Als Beispiele für geplante Streichungen nennt er die Streichung des Takt 10 bis 10 Uhr abends bei Tram und Metrobus, der Wegfall des 5-Minuten-Takts zwischen Olympia-Einkaufszentrum und Hauptbahnhof in den Sommer- und Weihnachtsferien, die Streichung des Taktverstärkers bei der U3/6 zwischen Harras und Münchner Freiheit, die Streichung der Entlastung der Tramlinien 18 und 19 durch die Linie 29 in der Landsberger Straße und in Laim, sowie die massive Ausdünnung der Tram 25 (früher: 15/25) in Harlaching. Dies trifft viele Fahrten mit vielen Fahrgästen. Gerade im Freizeitverkehr, also nachts und am Wochenende, ist die Nachfrage oftmals wieder ähnlich hoch wie vor Beginn der Pandemie, auch wenn die Einnahmesituation durch Wegfall beispielsweise von Tourismus und Großveranstaltungen das noch nicht widerspiegeln.

Dieses Streichprogramm macht es quasi nicht mehr möglich, die verkehrlichen Ziele der Stadt zu erreichen, so bewertet der Verband die Situation. Die Stadt hat sich vorgenommen, den ÖV-Anteil bis 2030 auf 30 Prozent zu erhöhen (Ziel ÖV30). „Wie mit einem deutlich schlechteren Angebot die Bürger zum Umsteigen bewegt werden sollen, erschließt sich uns nicht, und wird auch nicht im Leistungsprogramm dargestellt“ so Norbert Moy weiter.

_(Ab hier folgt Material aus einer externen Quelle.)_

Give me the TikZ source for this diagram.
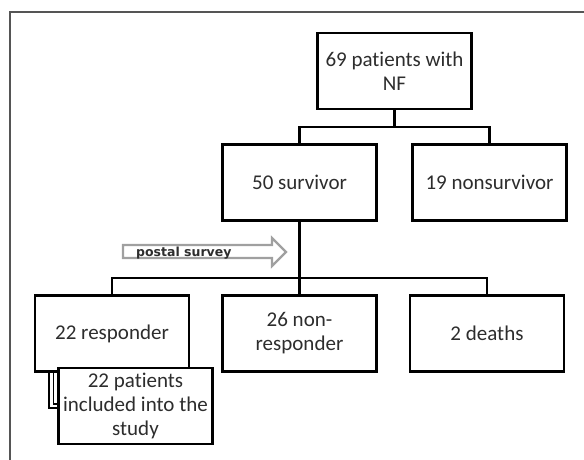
\documentclass[tikz,border=0pt]{standalone}
\usepackage{fontspec}
\setmainfont[Ligatures=NoCommon]{Carlito}
\newfontfamily\surveyfont{DejaVu Sans}
\definecolor{textgray}{RGB}{45,45,45}
\definecolor{framegray}{RGB}{85,85,85}
\definecolor{arrowgray}{RGB}{160,160,160}
\tikzstyle{flowbox}=[draw=black, line width=2.6pt, fill=white, text=textgray, align=center,
  minimum width=154pt, minimum height=76pt, inner sep=2pt, font=\fontsize{21}{24}\selectfont]

\begin{document}
\begin{tikzpicture}[x=1pt, y=-1pt,
  edge from parent/.style={draw, line width=2.4pt},
  edge from parent path={(\tikzparentnode.south) |- ([yshift=16.5pt]\tikzchildnode.north) -- (\tikzchildnode.north)},
  level 1/.style={level distance=111.5pt, sibling distance=190pt},
  level 2/.style={level distance=151pt, sibling distance=187.5pt},
  level 3/.style={level distance=72.5pt,
    edge from parent/.style={draw, line width=1.5pt, double=white, double distance=2.6pt},
    edge from parent path={(\tikzchildnode.west |- \tikzparentnode.south) ++(-6,0) |- (\tikzchildnode.west)}}]
  \useasboundingbox (0,0) rectangle (584,460);
  % page frame
  \draw[framegray, line width=1.6pt] (10,460) -- (10,12) -- (584,12);

  \node[flowbox] (nf) at (394.5,71) {69 patients with\\NF}
    child { node[flowbox] (surv) {50 survivor}
      child { node[flowbox] (resp) {22 responder}
        child { node[flowbox, xshift=23.5pt] (study) {22 patients\\included into the\\study} }
      }
      child { node[flowbox] (nonresp) {26 non-\\responder} }
      child { node[flowbox] (deaths) {2 deaths} }
    }
    child { node[flowbox] (nonsurv) {19 nonsurvivor} };

  % postal survey arrow
  \draw[arrowgray, line width=2.2pt, fill=white, line join=miter]
    (123,245) -- (272,245) -- (272,238) -- (286,252) -- (272,266) -- (272,258) -- (123,258) -- cycle;
  \node[anchor=base west, inner sep=0pt, text=textgray, font=\surveyfont\bfseries\fontsize{12.5}{13}\selectfont]
    (survey) at (136,256) {postal survey};
\end{tikzpicture}
\end{document}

Der Fahrgastverband PRO BAHN fordert die Münchner Stadtpolitik auf, der MVG den Rücken zu stärken und die Finanzierung eines guten Angebots sicherzustellen. „Wer locker eine Milliarde Euro für eine einzige U-Bahn-Strecke ausgibt – das sind pro Bürger etwa 670 Euro – muss auch in der Lage sein, beispielsweise 20 Euro pro Bürger in ein gutes Angebot zu investieren.“ fordert Norbert Moy von der städtischen Politik. Bereits im November 2021 hatte PRO BAHN deutlich gemacht, dass eine Bedingung für die U5 sein muss, dass die extrem hohen Kosten nicht mit Kürzungen im ÖV erkauft werden dürfen: »Wir wollen in den nächsten Jahren kein einziges Mal 'kein Geld' hören, wenn jetzt so mühelos eine Milliarde Euro ausgegeben werden kann« und »Denn alles andere würde bedeuten: das für die Verkehrswende nötige Geld wird mit der U5 vergraben und gefährdet die Zielerreichung der städtischen Ziele.«. Vorschläge wie ein 365-Euro-Ticket werden sich als populistisch und wirkungslos erweisen, wenn das Angebot zusammengestrichen und nicht konsequent ausgebaut wird, so der Verband.

Angesichts der MVG-Vorschläge stellt sich die Frage, ob das Münchner ÖV-Finanzierungsmodell noch das leisten kann, was politisch nötig und gefordert ist. Wenn die Stadt ihre klima- und verkehrpolitischen Ziele ernst meint, muss sie auch städtische Unternehmen wie die MVG in die Lage versetzen, für und nicht gegen diese Ziele zu arbeiten. Das Primat der Politik erfordert gegebenenfalls eine Neudefinition des Verhältnisses zwischen Kommunalpolitik und den Zielen kommunaler Unternehmen.

Dass die Fahrgasteinnahmen die Betriebskosten zu decken haben, ist ein Zerrbild, das die Verkehrswende behindert, und ist keinenfalls zwingend. Der Trend der letzten Jahrzehnte, den ÖV immer mehr von der Finanzierung durch die Fahrgäste abhängig zu machen, hat zu einer Schieflage bei der Wahrnehmung des Nutzens für die Allgemeinheit geführt. Ohne eine Trendumkehr in Richtung öffentlicher Finanzierung und mittelfristig die Schaffung neuer Finanzierungsinstrumente wird die Verkehrswende kaum gelingen.